A dividend is a portion of the company’s profit that is distributed to its shareholders. Dividend Yield Mutual Funds are open-ended funds schemes that invest in the shares/stocks of companies that provide consistent high dividends. However, a company may only pay dividends if it generates substantial profits; hence, the majority of these companies have a solid track record of profitability.
A Dividend Yield Fund must invest at least 65 percent of its total assets in dividend-paying equities, as per SEBI regulations. Consequently, this serves as a filter for fund managers when choosing equities. They choose companies that can afford to pay substantial dividends and have a track record of doing so. Before investing, the fund manager also considers growth possibilities and other elements. Even if the yield is modest, investors seeking a monthly income should consider investing in these funds.
List Of Best Dividend Yield Mutual Funds In India (as per 5-Year Return)
Scheme | 5-Year Return | AUM (INR) (Cr) |
Templeton India Equity Income Fund | 12.93% | 1,249 |
UTI Dividend Yield Fund | 11.63% | 2,777.42 |
Sundaram Dividend Yield Fund | 11.59% | 323.25 |
ICICI Prudential Dividend Yield Equity Fund | 10.76% | 1,112.87 |
Aditya Birla Sun Life Dividend Yield Fund | 8.39% | 817.76 |
HDFC Dividend Yield Fund | 25% | 2991 |
Features of Dividend Yield Mutual Funds
- Dividend yield funds are known to invest a significant portion of their capital in dividend-yielding stocks, indicating that the companies holding these stocks pay above-average dividends on a regular basis.
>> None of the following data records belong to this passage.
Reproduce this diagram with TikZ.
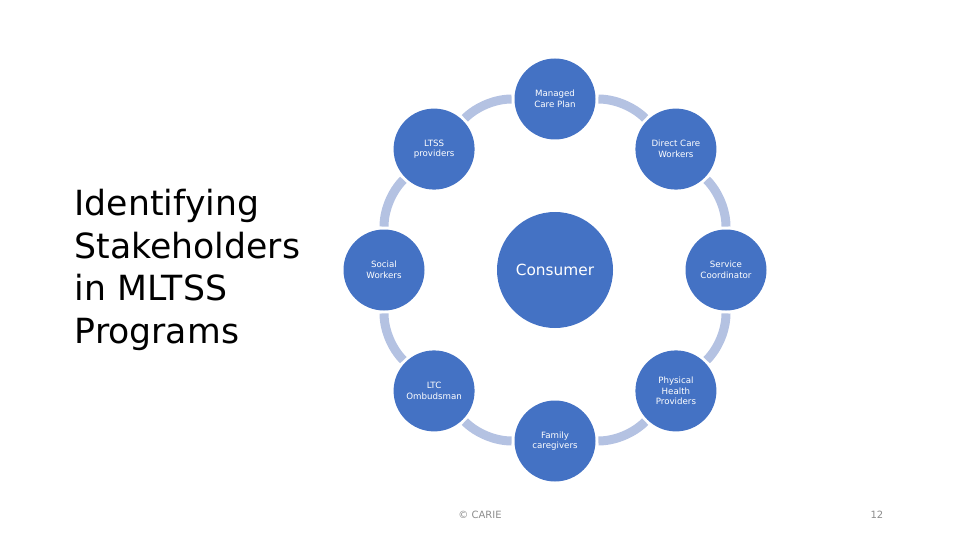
\documentclass[tikz,border=0pt]{standalone}
\usepackage{fontspec}
\setmainfont{DejaVu Sans}
\usepackage{xcolor}
\usetikzlibrary{positioning,calc}
\definecolor{nodeblue}{HTML}{4472C4}
\definecolor{ringblue}{HTML}{B4C2E2}
\definecolor{footgray}{HTML}{8C8C8C}
\tikzset{
  stake/.style={circle, fill=nodeblue, minimum size=60.75pt, inner sep=0pt,
    text=white, align=center, font=\fontsize{6.5}{8}\selectfont},
  hub/.style={circle, fill=nodeblue, minimum size=87pt, inner sep=0pt,
    text=white, font=\fontsize{11.5}{14}\selectfont},
  ring/.style={draw=ringblue, line width=6.75pt, bend left=22.5, looseness=0.885,
    shorten >=2pt, shorten <=2pt},
  foot/.style={text=footgray, font=\fontsize{7.5}{9}\selectfont},
}
\begin{document}
\begin{tikzpicture}[x=0.75pt, y=0.75pt]
	\useasboundingbox (0,0) rectangle (960,540);
	\node [anchor=west, align=left, font=\fontsize{26}{32}\selectfont] (title) at (70,270)
		{Identifying\\Stakeholders\\in MLTSS\\Programs};
	\node [hub] (cons) at (555,270) {Consumer};
	\node [stake] (mcp) at ($(cons)+(90:171)$) {Managed\\Care Plan};
	\node [stake] (dcw) at ($(cons)+(45:171)$) {Direct Care\\Workers};
	\node [stake] (sc) at ($(cons)+(0:171)$) {Service\\Coordinator};
	\node [stake] (php) at ($(cons)+(-45:171)$) {Physical\\Health\\Providers};
	\node [stake] (fam) at ($(cons)+(-90:171)$) {Family\\caregivers};
	\node [stake] (ltc) at ($(cons)+(-135:171)$) {LTC\\Ombudsman};
	\node [stake] (sw) at ($(cons)+(180:171)$) {Social\\Workers};
	\node [stake] (ltss) at ($(cons)+(135:171)$) {LTSS\\providers};
	\draw [ring] (mcp) to (dcw);
	\draw [ring] (dcw) to (sc);
	\draw [ring] (sc) to (php);
	\draw [ring] (php) to (fam);
	\draw [ring] (fam) to (ltc);
	\draw [ring] (ltc) to (sw);
	\draw [ring] (sw) to (ltss);
	\draw [ring] (ltss) to (mcp);
	\node [foot] (copy) at (480,25) {© CARIE};
	\node [foot, anchor=east] (page) at (888,25) {12};
\end{tikzpicture}
\end{document}
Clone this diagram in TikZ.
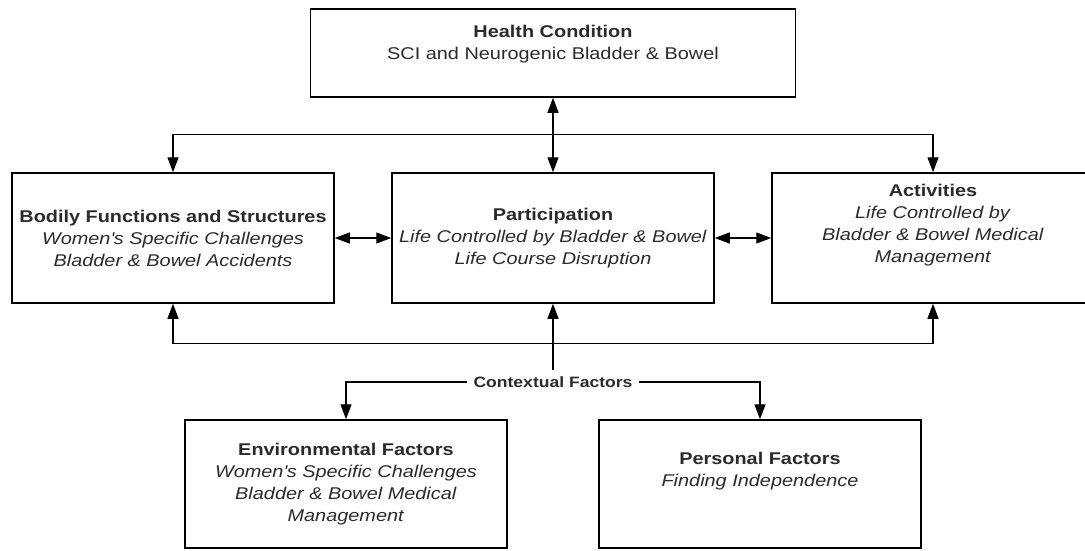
\documentclass[tikz,border=0pt]{standalone}
\usepackage{fontspec}
\setmainfont{Liberation Sans}[FakeStretch=1.17]
\usepackage{tikz}
\usetikzlibrary{shapes, arrows.meta}
\usetikzlibrary{positioning}
\definecolor{txtgray}{HTML}{2B2B2B}

\begin{document}
\begin{tikzpicture}[node distance=380pt, >={Triangle[length=15pt,width=11pt]},
  box/.style={draw, line width=1.5pt, rectangle, fill=white, text=txtgray, align=center,
    minimum width=322pt, minimum height=130pt, font=\fontsize{17}{22}\selectfont},
  link/.style={line width=1.2pt}]
\useasboundingbox (0,0) rectangle (1085pt,-550pt);
\node[box] (Part) at (553pt,-238pt) {\textbf{Participation}\\\textit{Life Controlled by Bladder \& Bowel}\\\textit{Life Course Disruption}};
\node[box] (Body) [left of=Part] {\textbf{Bodily Functions and Structures}\\\textit{Women\textquotesingle s Specific Challenges}\\\textit{Bladder \& Bowel Accidents}};
\node[box] (Act) [right of=Part] {\textbf{Activities}\\\textit{Life Controlled by}\\\textit{Bladder \& Bowel Medical}\\\textit{Management}\\[8pt]\mbox{}};
\node[box, minimum width=485pt, minimum height=88pt] (HC) [node distance=185pt, above of=Part] {\textbf{Health Condition}\\SCI and Neurogenic Bladder \& Bowel\\\mbox{}};
\node[text=txtgray, inner sep=6pt, font=\bfseries\fontsize{15}{18}\selectfont] (CF) [node distance=144pt, below of=Part] {Contextual Factors};
\node[box, minimum height=128pt] (Env) [node distance=102pt, below of=CF, xshift=-207pt] {\textbf{Environmental Factors}\\\textit{Women\textquotesingle s Specific Challenges}\\\textit{Bladder \& Bowel Medical}\\\textit{Management}};
\node[box, minimum height=128pt] (Pers) [node distance=102pt, below of=CF, xshift=207pt] {\textbf{Personal Factors}\\\textit{Finding Independence}\\[8pt]\mbox{}};
\coordinate[below=37pt of HC.south] (topbus);
\coordinate[below=40pt of Part.south] (botbus);
\draw[link, <->] (HC.south) -- (Part.north);
\draw[link, <->] (Body.north) |- (topbus) -| (Act.north);
\draw[link, <->] (Body) -- (Part);
\draw[link, <->] (Part) -- (Act);
\draw[link, <->] (Body.south) |- (botbus) -| (Act.south);
\draw[link, ->] (CF.north) -- (Part.south);
\draw[link, ->] (CF.west) -| (Env.north);
\draw[link, ->] (CF.east) -| (Pers.north);
\end{tikzpicture}
\end{document}
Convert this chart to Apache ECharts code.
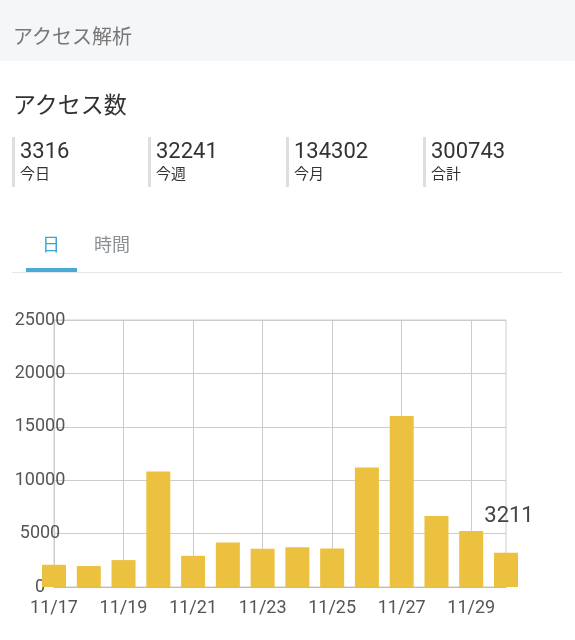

- Due to SEBI regulations, these schemes must invest at least 65 percent of their assets in dividend-paying equities.
- Mutual funds with a high dividend yield are known to invest in firms that distribute a substantial portion of their income to investors. Typically, these are government-owned and a few private-sector enterprises that consistently distribute a substantial dividend to stakeholders in order to maximize shareholder value.
- These companies have the option of reinvesting their annual profits or distributing them to their shareholders.
- These dividends can only be paid from a mutual fund’s holdings-related gains.
Taxability
As a result of the changes implemented in the Union Budget 2020, the dividends from these dividend-paying mutual fund distributions are now taxed according to the investor’s income tax bracket. The capital gains tax rate for these funds varies based on the holding term and the type of equity exposure. If the equity fund’s exposure exceeds 65%, the standards governing the taxation of equity funds apply. Otherwise, the debt fund tax implication will apply. Before investing, you must analyze your stock exposure in order to better plan your taxes. 10% TDS is imposed on dividend income received from a mutual fund that exceeds Rs 5,000
Who Are These Funds Suited For?
These funds are suitable for individuals wishing to invest in equity without taking on excessive risk because the underlying securities in them include stocks of financially stable companies with strong cash flows. These are the ideal tools for generating a relatively stable and consistent income. Regardless, it must be remembered that returns are not guaranteed and might change substantially between bullish and bearish markets.
Advantages
- Since these funds invest in the shares of companies with a strong track record, they have the potential to provide better long-term returns.
- The ability of these funds to issue regular dividends is enhanced by the track record of the underlying companies, making them an ideal choice for investors seeking dividend income and stability.
- These funds are significantly less affected by market volatility than other equity schemes, making them a safer investment for people seeking higher returns than fixed-income products such as fixed deposits.
- These funds are suitable for novice investors with a low-risk tolerance.
FAQs
Are dividend mutual funds risky?
Dividend yields Mutual funds invest in stocks, therefore they can be volatile in the short term. However, the risk diminishes significantly over the long term i.e 5-10 Years.
Where do dividend-yield mutual funds invest?
These are mutual funds that invest at least 65 percent of their portfolio in dividend-paying equities.
How to invest in dividend yield mutual funds?
Download one of the best trading app through the google play store, register, complete your KYC and you are ready to invest in mutual funds.
What is the NAV of the mutual funds’ scheme?
NAV is the market value of the scheme’s holdings. Since the market value of securities fluctuates daily, the NAV of the same plan fluctuates daily. The NAV per unit is the market value of a scheme’s securities divided by the total number of units at any given date. For example, if the market value of a mutual fund scheme’s assets is INR 200 lakh and the fund has issued 10 lakh units at INR 10 each to investors, the NAV per unit of the fund is INR 20 (i.e., 200 lakh/10 lakh). Each day, mutual funds are obligated to declare their NAV.